“In view of the surface-mounted design of the LED, a pc board has to be incorporated in the luminaire. This opens up numerous design options such as integrating thermal fuses, connectors or driver components on the LED board,” said Osram. “In standard CoB solutions, these functions have had to be accommodated on a separate pc board.”
It comes in 1,050 and 1,400 lumen (typical at 3,000K, 800mA, 85C) versions, both with an effective light-emitting diameter of 7.7mm – allowing narrow beam MR16 spotlights to be created.
CRI is 80, whites range from 2,700 to 6,500K. Operation is 28 or 37V depending on version.
Binning is according to MacAdam ellipses.
Thanks Xepshunall.
Where did you get the 62.5 lm/W figure from?
From what I can see, Duris S 10 efficacy is over 100 lm/W, and even over 120 lm/W.
And, as far as I know, 60-80 lm/W seems par-for-the-course with many CoBs – I have been surprised what poor efficacy they have compared with single-die power leds.
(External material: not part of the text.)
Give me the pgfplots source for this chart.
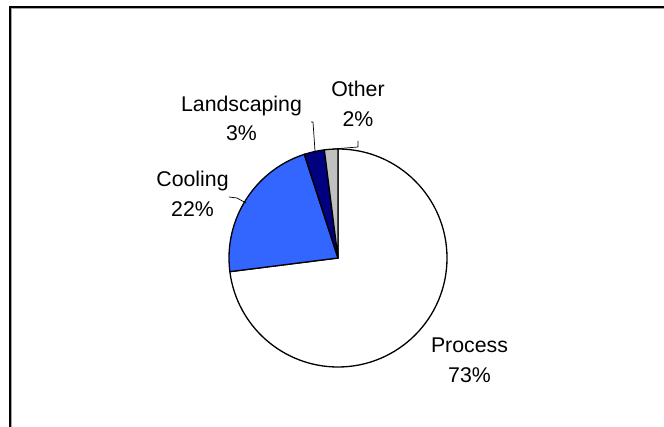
\documentclass[border=0pt]{standalone}
\usepackage{fontspec}
\setmainfont{Liberation Sans}
\usepackage{pgfplots}
\pgfplotsset{compat=1.18}
\definecolor{coolblue}{RGB}{51,102,255}
\definecolor{landnavy}{RGB}{0,0,128}
\definecolor{othgray}{RGB}{192,192,192}
% shares (percent)
\def\vProcess{73}
\def\vCooling{22}
\def\vLand{3}
\def\vOther{2}
\pgfmathsetmacro\sA{90}
\pgfmathsetmacro\dA{-3.6*\vProcess}
\pgfmathsetmacro\sB{\sA+\dA}
\pgfmathsetmacro\dB{-3.6*\vCooling}
\pgfmathsetmacro\sC{\sB+\dB}
\pgfmathsetmacro\dC{-3.6*\vLand}
\pgfmathsetmacro\sD{\sC+\dC}
\pgfmathsetmacro\dD{-3.6*\vOther}
\begin{document}
\begin{tikzpicture}
\begin{axis}[scale only axis, width=664bp, height=427bp,
  xmin=0, xmax=664, ymin=0, ymax=427, hide axis, clip=false,
  every axis plot/.append style={no markers}]
\addplot[draw=black, line width=1.3bp, fill=white] coordinates {(338,169)}
  -- ++(\sA:109bp) arc[start angle=\sA, delta angle=\dA, radius=109bp] -- cycle;
\addplot[draw=black, line width=1.3bp, fill=coolblue] coordinates {(338,169)}
  -- ++(\sB:109bp) arc[start angle=\sB, delta angle=\dB, radius=109bp] -- cycle;
\addplot[draw=black, line width=1.3bp, fill=landnavy] coordinates {(338,169)}
  -- ++(\sC:109bp) arc[start angle=\sC, delta angle=\dC, radius=109bp] -- cycle;
\addplot[draw=black, line width=1.3bp, fill=othgray] coordinates {(338,169)}
  -- ++(\sD:109bp) arc[start angle=\sD, delta angle=\dD, radius=109bp] -- cycle;
% leader lines
\draw[black, line width=0.7bp] (axis cs:229,230) -- (axis cs:237,229) -- (axis cs:246,224);
\draw[black, line width=0.7bp] (axis cs:311,305) -- (axis cs:313,305) -- (axis cs:315,276);
\draw[black, line width=0.7bp] (axis cs:358,286) -- (axis cs:358,280) -- (axis cs:333,278);
% labels
\tikzset{lab/.style={anchor=base, inner sep=0pt, font=\fontsize{21.3bp}{25bp}\selectfont}}
\node[lab] at (axis cs:469.5,74) {Process};
\node[lab] at (axis cs:469.5,44) {73\%};
\node[lab] at (axis cs:192.5,240) {Cooling};
\node[lab] at (axis cs:192.5,210) {22\%};
\node[lab] at (axis cs:241.5,315) {Landscaping};
\node[lab] at (axis cs:241.5,286) {3\%};
\node[lab] at (axis cs:358,330) {Other};
\node[lab] at (axis cs:358,300) {2\%};
% chart frame
\draw[gray!70, line width=1bp] (axis cs:11.5,0) -- (axis cs:11.5,418.5) -- (axis cs:664,418.5);
\draw[black, line width=2bp] (axis cs:10,0) -- (axis cs:10,420) -- (axis cs:664,420);
\end{axis}
\pgfresetboundingbox
\path[use as bounding box] (current axis.south west) rectangle (current axis.north east);
\end{tikzpicture}
\end{document}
Where did you see the 150 lm/W CoB?
62.5 LM/w, best case scenario, doesn’t reel me in. How is this going to sell itself against CoB LED lights with upwards of 150 LM/w? Is it capable of eliminating the need for the target lighting to be recessed? Is the beam more naturally focused, thereby eliminating the need for special lensing? Why are these going to be my next showroom lighting solution?